The Portsmouth America’s Cup World Series event kicks off the 35th America’s Cup cycle, but it is also a new start for everyone from organisers to sailors and spectators. One skipper thinks it’s like going to the moon

“We would like nothing more than to spoil the dream that Ben [Ainslie] and his team has,” said Oracle Racing’s skipper Jimmy Spithill on the eve of the practice day here at the AC World Series in Portsmouth.

In print, such a comment looks rather harsh, but Spithill is well known for his sharp, quick witted, tongue-in-cheek comments. Had Ainslie been in the room, I’m pretty sure he would have taken such comments with a smile, perhaps even with a quick retort himself.

Less than two years ago the pair were not only team mates at Oracle Racing, but were both helmsmen in the same team, sparring partners which then led to the last minute powerful combo that won the America’s Cup for the American team.

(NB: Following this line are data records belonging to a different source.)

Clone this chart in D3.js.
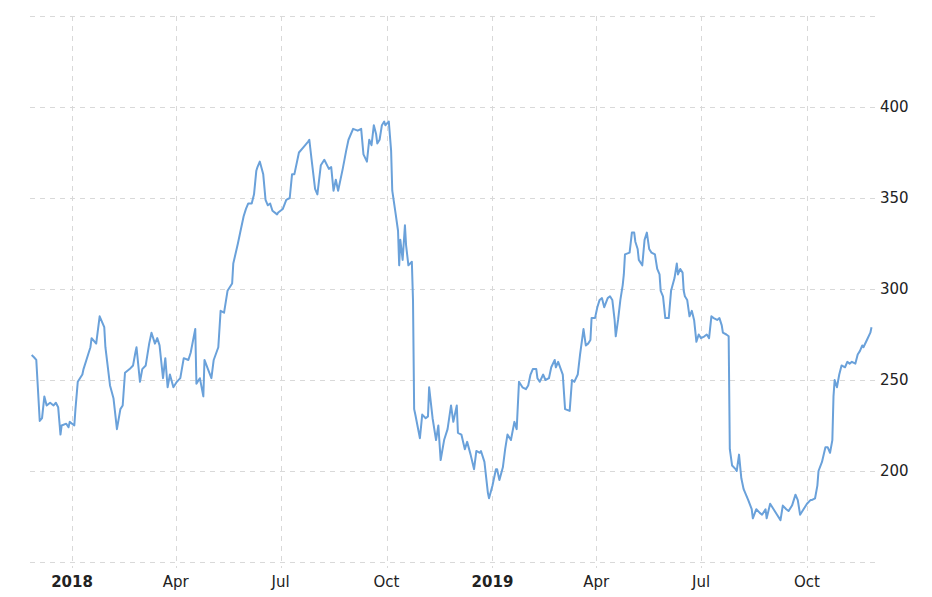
<!DOCTYPE html>
<html>
<head>
<meta charset="utf-8">
<script src="https://cdn.jsdelivr.net/npm/d3@7"></script>
<style>
  body { margin: 0; background: #fff; }
  text { font-family: "DejaVu Sans", Verdana, sans-serif; }
</style>
</head>
<body>
<svg id="chart" width="932" height="597"></svg>
<script>
// days since 2018-01-01
const dayOffsets = [-35,-33,-31,-28,-26,-24,-22,-19,-16,-14,-12,-10,-9,-5,-3,-2,2,3,5,9,10,14,16,17,21,24,28,29,33,36,39,42,44,46,50,53,55,56,59,61,64,67,69,72,74,76,79,81,83,85,88,91,94,97,101,103,107,108,111,114,115,118,121,123,127,129,132,135,139,140,144,146,149,151,153,156,158,160,161,163,166,168,170,172,174,178,179,183,186,189,191,193,197,201,205,206,208,211,213,216,219,223,225,227,229,231,235,238,240,244,248,251,253,256,258,260,262,264,265,267,269,271,272,275,277,278,281,283,284,285,287,289,290,292,295,296,297,298,302,304,307,309,310,313,316,318,320,323,326,329,331,334,335,338,341,343,346,349,351,354,355,358,361,362,365,368,369,371,374,376,378,381,384,386,388,391,394,396,398,400,403,404,406,409,411,414,416,419,420,422,426,428,432,434,436,439,441,444,446,448,450,451,454,456,458,460,462,465,467,469,471,472,474,476,478,479,480,484,486,488,489,491,492,495,497,499,501,503,506,508,510,511,513,515,518,520,523,525,526,528,530,531,532,534,536,538,540,542,544,546,549,551,553,555,557,560,562,564,565,568,570,571,573,576,577,579,581,583,585,587,590,591,594,597,599,602,603,606,609,612,615,617,620,622,625,628,630,632,635,638,641,642,645,647,648,651,654,656,658,660,661,662,664,666,668,671,673,675,677,680,682,684,686,687,690,693,694];
const prices = [263.7,262.5,261,227.5,229,241,236,237.5,236,237.5,235,220,225,226,224,227,225,234,249,253,256,264,268,273,270,285,279,268,247,240,223,234,236,254,256,258,265,268,249,256,258,270,276,270,273,269,251,262,246,253,246,249,251,262,261,265,278,248,251,241,261,256,251,261,268,288,287,299,303,314,325,331,340,344,347,347,352,365,367,370,363,349,346,347,343,341,342,344,349,350,363,363,375,378,381,382,371,355,352,368,371,366,367,354,360,354,366,376,382,388,387,388,374,370,382,379,390,385,380,382,390,392,390,392,376,354,341,332,313,327,316,335,324,313,315,294,234,231,218,231,229,230,246,229,217,225,206,217,223,236,227,236,221,220,212,216,209,201,211,210,211,205,188,185,192,201,201,195,202,212,220,217,227,223,249,246,245,247,253,256,256,251,249,253,250,251,257,261,257,260,253,234,233,250,249,253,264,278,269,270,272,284,284,290,294,295,290,295,296,294,283,274,283,294,302,308,319,320,331,331,326,322,316,313,327,331,322,320,319,311,308,299,296,284,284,299,306,314,308,311,309,299,296,294,285,288,283,271,275,273,274,275,273,285,284,283,284,280,276,275,274,212,203,201,200,209,196,190,187,184,179,174,179,177,176,179,174,182,179,176,173,181,179,178,181,187,184,176,179,182,184,184,185,192,200,205,213,213,210,217,241,250,246,253,258,257,260,259,260,259,264,266,269,268,272,276,279];
const xTicks = ["2018-01-01","2018-04-01","2018-07-01","2018-10-01","2019-01-01","2019-04-01","2019-07-01","2019-10-01"];
const yTicks = [200, 250, 300, 350, 400];
const yGrid = [150, 200, 250, 300, 350, 400, 450];

const svg = d3.select("#chart");
const parse = d3.utcParse("%Y-%m-%d");
const base = parse("2018-01-01");
const n = Math.min(dayOffsets.length, prices.length);
const data = dayOffsets.slice(0, n).map((d, i) => ({ date: d3.utcDay.offset(base, d), value: prices[i] }));

const plotLeft = 30, plotRight = 875, plotTop = 16, plotBottom = 562;
const x = d3.scaleUtc().domain([parse("2018-01-01"), parse("2019-10-01")]).range([72, 807]);
const y = d3.scaleLinear().domain([150, 450]).range([plotBottom, plotTop]);

const grid = svg.append("g").attr("stroke", "#d9d9d9").attr("stroke-dasharray", "5,5").attr("stroke-width", 1);
grid.selectAll("line.h").data(yGrid).join("line").attr("class", "h")
  .attr("x1", plotLeft).attr("x2", plotRight)
  .attr("y1", d => Math.round(y(d)) + 0.5).attr("y2", d => Math.round(y(d)) + 0.5);
grid.selectAll("line.v").data(xTicks).join("line").attr("class", "v")
  .attr("y1", plotTop).attr("y2", plotBottom + 6)
  .attr("x1", d => Math.round(x(parse(d))) + 0.5).attr("x2", d => Math.round(x(parse(d))) + 0.5);

svg.append("g").selectAll("text").data(xTicks).join("text")
  .attr("x", d => x(parse(d)))
  .attr("y", 587)
  .attr("text-anchor", "middle")
  .attr("font-size", 15)
  .attr("font-weight", d => d.endsWith("01-01") ? "bold" : "normal")
  .attr("fill", "#222")
  .text(d => {
    const dt = parse(d);
    return dt.getUTCMonth() === 0 ? d3.utcFormat("%Y")(dt) : d3.utcFormat("%b")(dt);
  });

svg.append("g").selectAll("text").data(yTicks).join("text")
  .attr("x", 880)
  .attr("y", d => y(d) + 5)
  .attr("font-size", 15)
  .attr("fill", "#222")
  .text(d => d);

const line = d3.line().x(d => x(d.date)).y(d => y(d.value));
svg.append("path").datum(data)
  .attr("fill", "none")
  .attr("stroke", "#6aa1da")
  .attr("stroke-width", 2)
  .attr("stroke-linejoin", "round")
  .attr("d", line);
</script>
</body>
</html>
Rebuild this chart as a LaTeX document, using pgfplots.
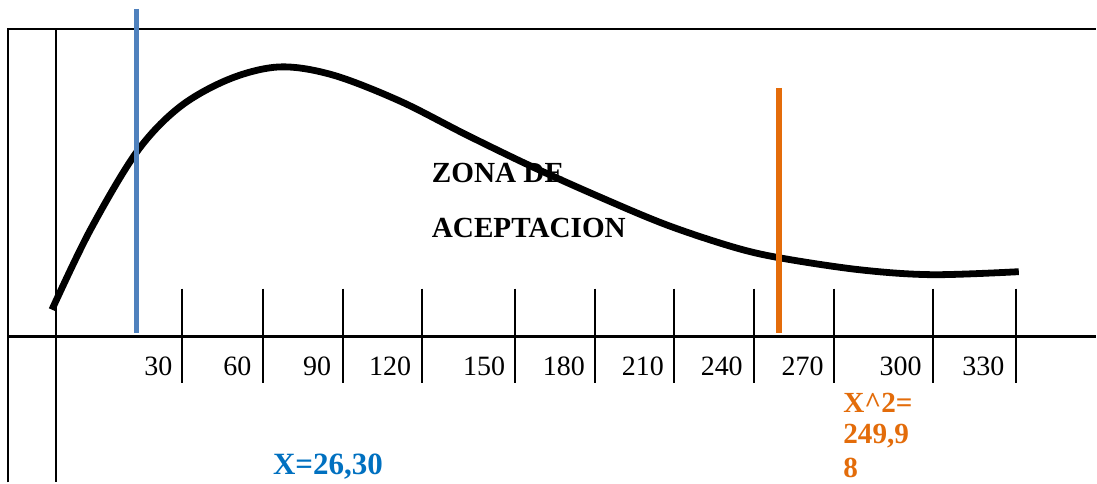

Among the long list of highly accomplished sailors that make up the six teams in the opening event of the 35th America’s Cup cycle, Ainslie and Spithill are two of the best.

But aside from the light hearted, yet serious comments, Spithill is always good for a quote or a different, innovative point of view. And at a press conference that was intended to announce engine manufacturer Yanmar’s further involvement as sponsorship partners, Spithill not only acknowledged the support but made some interesting points that left you thinking about how far this Cup chapter has moved on.

“A lot of people think that money is the most valuable commodity in a team’s campaign, it’s not, it’s time,” he said. “If you miss a day you can’t get it back and that’s why reliability counts.

“Our support RIBs need to do 40knots all day, every day when we’re training. We can’t afford for them to break down, we need those RIBs for safety, data collections and for servicing the needs of the boat throughout the day.”

Having recently spent a day chasing Ainslie and his crew in one of their support RIBs I had seen exactly what he meant

But Spithill had more when it came to describing how different this Cup cycle is to previous ones when he was asked about the crew’s training regime.

“It’s not just about the gym,” he said. “Sure, we probably spend about two hours a day in the gym but sailing the new Cup boats is also about nutrition, recovery and being in the right frame of mind to make the right decisions.”

Certainly when the breeze gets up and boats start to hit 30+ knots downwind the speed with which decisions have to be made ramps up significantly. And even then there still more to come.

“The fact is that when it comes to the boat speed, 30-40 knots is already here, 50 knots is coming and possibly more.

“There is no text book for the new Cup boats, we’re all doing this for the first time, it’s like going to the moon. We’re at the cutting edge and it’s very exciting.”

Which pretty much summed up why there had been so much media attention focused on the opening day and why the anticipation for the practice day was so high.

But when it came to Friday’s opener the weather did it’s best to throw a spanner in the works. For starters, the low pressure system that was working its way up the English Channel swung the breeze from its normal south westerly direction, (and for which the venue was best set up), to the east reversing the order of play. Then came the shifty, dying breeze that caught all of the teams out, bar Ainslie’s Land Rover BAR, as the five other teams decided that the forecast conditions would be for too much breeze to carry a code zero for the downwind legs.

They were all wrong, but Ainslie was right as he smoked his way ahead of the fleet in the first race of the day with his large code zero deployed. Indeed so big was his lead that even those of us on the course questioned whether this was actually a race or a training session. I’m not kidding. I have rarely been quite so disorientated in the radio commentary RIB. If you were listening and couldn’t make sense I apologise!

Come the second race, the breeze had dropped to significantly under 10knots and got fluky with it. Everyone had now put their code zeros on, but the bullets of breeze that scattered across the course dished out random fortunes for the fleet like a Saturday night lottery draw.

Fluky though it was it did make for several amazing comebacks and lead changes with the Kiwis winning the race having started last.

So while the practice day didn’t deliver the blistering speeds or wall to wall foiling action, it was a reminder of how far the game has moved on since the last ACWS and how everyone, from organisers, to sailors, commentators and spectators needed a day to get their heads around and style of racing that is evolving faster than anything we’ve seen before.

As Spithill says, it’s like going to the moon, although I doubt that it rains as hard.

Saturday sees the first of the real ACWS action.